Michael Ballack und Joachim Löw

Derzeit unversöhnlich: Michael Ballack und Joachim Löw. 

(Foto: dpa)

Die Preisgabe dieser Details folgte Ballacks brüsker Replik zu seiner Verabschiedung in den Ruhestand, die Löw am Donnerstag hatte bekanntmachen lassen. In einer wohlformulierten Erklärung, die bezeichnenderweise durch eine Anwaltskanzlei verbreitet wurde, hatte der Leverkusener Profi geklagt: "Wenn jetzt so getan wird, als sei man mit mir und meiner Rolle als Kapitän der Nationalmannschaft jederzeit offen und ehrlich umgegangen, ist das an Scheinheiligkeit nicht zu überbieten", das Angebot eines Abschiedsspiels nannte er "eine Farce". Niersbach erwiderte, für diese Wertungen habe er "überhaupt kein Verständnis".

Die Lage ist also vollendet verfahren. Während die eine Partei mit ihrer Darstellung nahelegt, dass Ballacks Verhalten mindestens unlogisch bis irrational ist, zieht die Gegenpartei - der Spieler und sein Berater Michael Becker - mit dem Vorwurf von Täuschung und Lüge in den Kampf. In einem größeren Debakel hätte der Vorgang gar nicht enden können. Dabei ist das eigentliche Thema relativ unstrittig.
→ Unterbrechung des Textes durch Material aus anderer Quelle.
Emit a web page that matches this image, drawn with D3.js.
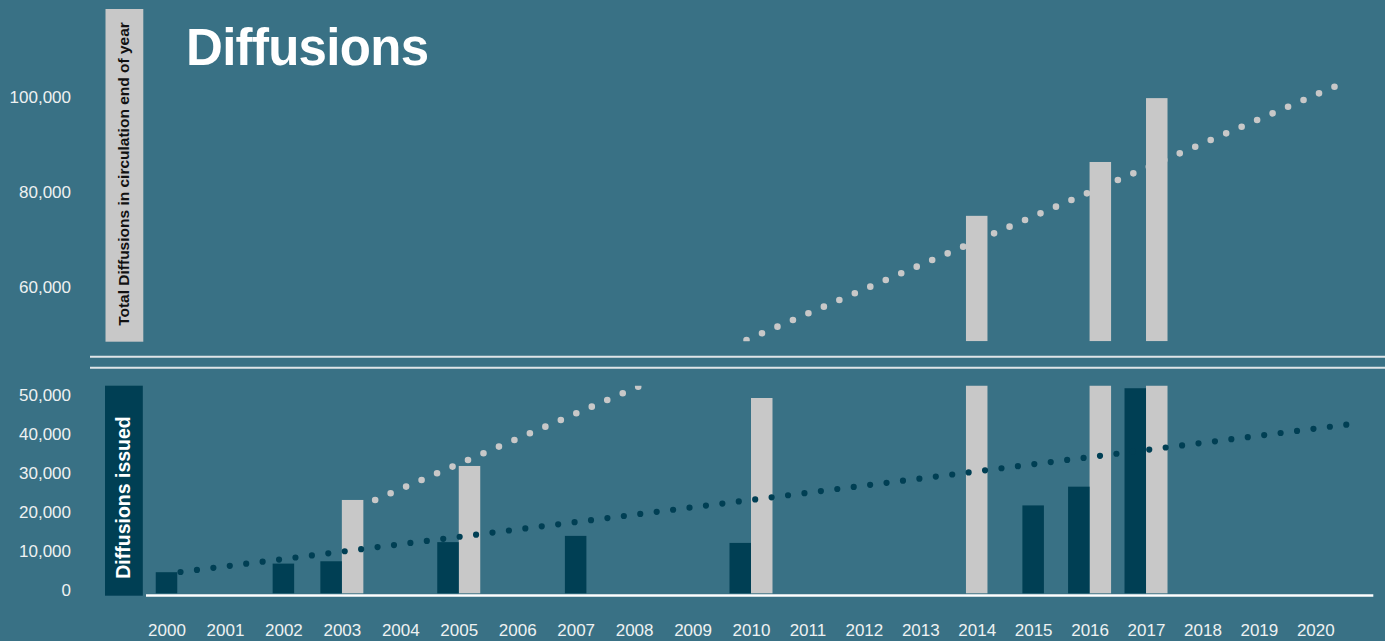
<!DOCTYPE html>
<html>
<head>
<meta charset="utf-8">
<script src="https://cdn.jsdelivr.net/npm/d3@7"></script>
<style>
  html, body { margin: 0; padding: 0; background: #397185; }
  svg { display: block; }
  text { font-family: "Liberation Sans", Arial, sans-serif; }
</style>
</head>
<body>
<svg id="chart" width="1385" height="641"></svg>
<script>
// ---- data ----
const years = d3.range(2000, 2021);

const issuedYears  = [2000, 2002, 2003, 2005, 2007, 2010, 2015, 2016, 2017];
const issuedValues = [5400, 7600, 8200, 13100, 14700, 12900, 22500, 27300, 52500];

const circulationYears  = [2003, 2005, 2010, 2014, 2016, 2017];
const circulationValues = [23900, 32600, 50000, 75000, 86300, 99700];

const lowerTicks = [0, 10000, 20000, 30000, 40000, 50000];
const upperTicks = [60000, 80000, 100000];

// dotted trend lines: start / end as (year, value)
const issuedTrendYears  = [2000.24, 2020.84];
const issuedTrendValues = [5450, 43700];
// circulation trend starts on the lower (issued) scale and ends on the upper scale
const circulationTrendYears  = [2003.57, 2020.34];
const circulationTrendValues = [23900, 102100];

const titleText = "Diffusions";
const upperLabel = "Total Diffusions in circulation end of year";
const lowerLabel = "Diffusions issued";

// ---- layout ----
const W = 1385, H = 641;
const colors = {
  bg: "#397185",
  dark: "#003f54",
  light: "#c8c8c8",
  text: "#eef1f2",
  rule: "#dfe5e8"
};
const lowerTop = 385.7, lowerBottom = 593.3;
const upperTop = 9, upperBottom = 341.3;
const barW = 21.5;

const svg = d3.select("#chart");
svg.append("rect").attr("width", W).attr("height", H).attr("fill", colors.bg);

// scales
const x = d3.scaleLinear().domain([2000, 2010, 2020]).range([166.5, 751, 1315.3]);
const yLower = d3.scaleLinear().domain([0, 50000]).range([lowerBottom, lowerBottom - 195.3]);
const yUpper = d3.scaleLinear().domain([60000, 100000]).range([287.3, 96.7]);
const lowerMax = yLower.invert(lowerTop);

const defs = svg.append("defs");
defs.append("clipPath").attr("id", "clipLower")
  .append("rect").attr("x", 0).attr("y", lowerTop).attr("width", W).attr("height", lowerBottom - lowerTop + 5);
defs.append("clipPath").attr("id", "clipUpper")
  .append("rect").attr("x", 0).attr("y", 0).attr("width", W).attr("height", upperBottom);

// series records
const issued = issuedYears.map((y, i) => ({ year: y, value: issuedValues[i] }));
const circulation = circulationYears.map((y, i) => ({ year: y, value: circulationValues[i] }));
const hasIssued = new Set(issuedYears);
const hasCirc = new Set(circulationYears);

// bar x placement: side by side when both series exist for a year, centred otherwise
function barX(d, kind) {
  const c = x(d.year);
  const both = hasIssued.has(d.year) && hasCirc.has(d.year);
  if (!both) return c - barW / 2;
  return kind === "dark" ? c - barW : c;
}

// side label boxes
svg.append("rect").attr("x", 105.5).attr("y", upperTop).attr("width", 37.8)
  .attr("height", upperBottom + 0.4 - upperTop).attr("fill", colors.light);
svg.append("text")
  .attr("transform", "translate(123,174) rotate(-90)")
  .attr("text-anchor", "middle").attr("dominant-baseline", "central")
  .attr("font-size", 15.5).attr("font-weight", "bold").attr("fill", "#111")
  .text(upperLabel);

svg.append("rect").attr("x", 105).attr("y", lowerTop).attr("width", 37.8)
  .attr("height", 595.7 - lowerTop).attr("fill", colors.dark);
svg.append("text")
  .attr("transform", "translate(123,497.5) rotate(-90)")
  .attr("text-anchor", "middle").attr("dominant-baseline", "central")
  .attr("font-size", 19.5).attr("font-weight", "bold").attr("fill", "#ffffff")
  .text(lowerLabel);

// dotted line helper
function dottedLine(g, p0, p1, color, width, gap) {
  const L = Math.hypot(p1[0] - p0[0], p1[1] - p0[1]);
  const n = Math.max(1, Math.round(L / gap));
  g.append("path")
    .attr("d", d3.line()([p0, p1]))
    .attr("fill", "none")
    .attr("stroke", color)
    .attr("stroke-width", width)
    .attr("stroke-linecap", "round")
    .attr("stroke-dasharray", `0 ${L / n}`);
}

// circulation trend (behind bars), split across both panels
const cStart = [x(circulationTrendYears[0]), yLower(circulationTrendValues[0])];
const cEnd = [x(circulationTrendYears[1]), yUpper(circulationTrendValues[1])];
dottedLine(svg.append("g").attr("clip-path", "url(#clipLower)"), cStart, cEnd, colors.light, 6.6, 16.8);
dottedLine(svg.append("g").attr("clip-path", "url(#clipUpper)"), cStart, cEnd, colors.light, 6.6, 16.8);

// circulation bars, lower panel
svg.append("g").attr("clip-path", "url(#clipLower)")
  .selectAll("rect").data(circulation).join("rect")
  .attr("x", d => barX(d, "light"))
  .attr("width", barW)
  .attr("y", d => yLower(d.value))
  .attr("height", d => lowerBottom - yLower(d.value))
  .attr("fill", colors.light);

// circulation bars that overflow the lower panel continue in the upper panel
svg.append("g").attr("clip-path", "url(#clipUpper)")
  .selectAll("rect").data(circulation.filter(d => d.value > lowerMax)).join("rect")
  .attr("x", d => barX(d, "light"))
  .attr("width", barW)
  .attr("y", d => yUpper(d.value))
  .attr("height", d => upperBottom - yUpper(d.value))
  .attr("fill", colors.light);

// issued bars
svg.append("g")
  .selectAll("rect").data(issued).join("rect")
  .attr("x", d => barX(d, "dark"))
  .attr("width", barW)
  .attr("y", d => yLower(d.value))
  .attr("height", d => lowerBottom - yLower(d.value))
  .attr("fill", colors.dark);

// issued trend (on top)
dottedLine(svg.append("g"),
  [x(issuedTrendYears[0]), yLower(issuedTrendValues[0])],
  [x(issuedTrendYears[1]), yLower(issuedTrendValues[1])],
  colors.dark, 6.2, 16.45);

// baseline
svg.append("line").attr("x1", 146).attr("x2", 1373.3).attr("y1", 595.5).attr("y2", 595.5)
  .attr("stroke", "#ffffff").attr("stroke-width", 2.5);

// axis break rules
[356.7, 367.7].forEach(yy => {
  svg.append("line").attr("x1", 90).attr("x2", W).attr("y1", yy).attr("y2", yy)
    .attr("stroke", colors.rule).attr("stroke-width", 2);
});

// axes
function styleAxis(g) {
  g.select(".domain").remove();
  g.selectAll(".tick line").remove();
  g.selectAll("text")
    .attr("font-family", "'Liberation Sans', Arial, sans-serif")
    .attr("font-size", 17)
    .attr("fill", colors.text);
}
svg.append("g").attr("transform", "translate(71,-3)")
  .call(d3.axisLeft(yLower).tickValues(lowerTicks).tickFormat(d3.format(",")).tickSize(0).tickPadding(0))
  .call(styleAxis);
svg.append("g").attr("transform", "translate(71,0)")
  .call(d3.axisLeft(yUpper).tickValues(upperTicks).tickFormat(d3.format(",")).tickSize(0).tickPadding(0))
  .call(styleAxis);
svg.append("g").attr("transform", "translate(0,624)")
  .call(d3.axisBottom(x).tickValues(years).tickFormat(d3.format("d")).tickSize(0).tickPadding(0))
  .call(styleAxis);

// title
svg.append("text")
  .attr("x", 186).attr("y", 65)
  .attr("font-size", 51).attr("font-weight", "bold")
  .attr("letter-spacing", -0.7)
  .attr("fill", "#ffffff")
  .text(titleText);
</script>
</body>
</html>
Denn für die Ansicht, dass Ballack keinen Platz mehr finden wird im Nationalteam, dürfte Löw beim Publikum und bei seiner aktuellen Mannschaft überwältigende Zustimmung finden.

"Michael kann sehr stur sein"

Auch Rudi Völler hatte seine Rolle in dem nun vollends missratenen Scheidungsverfahren. Völler, bis 2004 Teamchef des DFB, sollte Anfang der vorigen Woche noch einmal vermitteln. Aber auch er brachte Ballack nicht dazu, sein strafendes Schweigen aufzugeben und wieder den Dialog aufzunehmen.

Am Sonntag hat Leverkusens Sportdirektor eingeräumt, dass er Ballacks Gesprächsverweigerung nicht gutheißt, "Michael kann sehr stur sein", hat er über den Angestellten von Bayer 04 gesagt, dem er seit Jahren quasi freundschaftlich nahesteht. Völler meint jedoch, dass auch Löw Fehler begangen habe: "Keiner der Beteiligten hat sich mit Ruhm bekleckert, die Entscheidung von Joachim Löw ist legitim, aber man hätte das besser lösen können."

Bloß wie? Darauf hat auch Völler keine Antwort gegeben. "Ich habe die Hoffnung, dass nach Tagen der Besinnung eine versöhnliche Variante in die Geschichte kommt", sagte er - aber Aussichten auf Frieden sind an keinem Horizont zu erkennen. "Mit dieser Erklärung möchte ich das Thema abschließen", hatte Ballack mitgeteilt, wenig später kam der nächste Konter. Diesmal von Löw: "Ich stehe zu meinen Aussagen.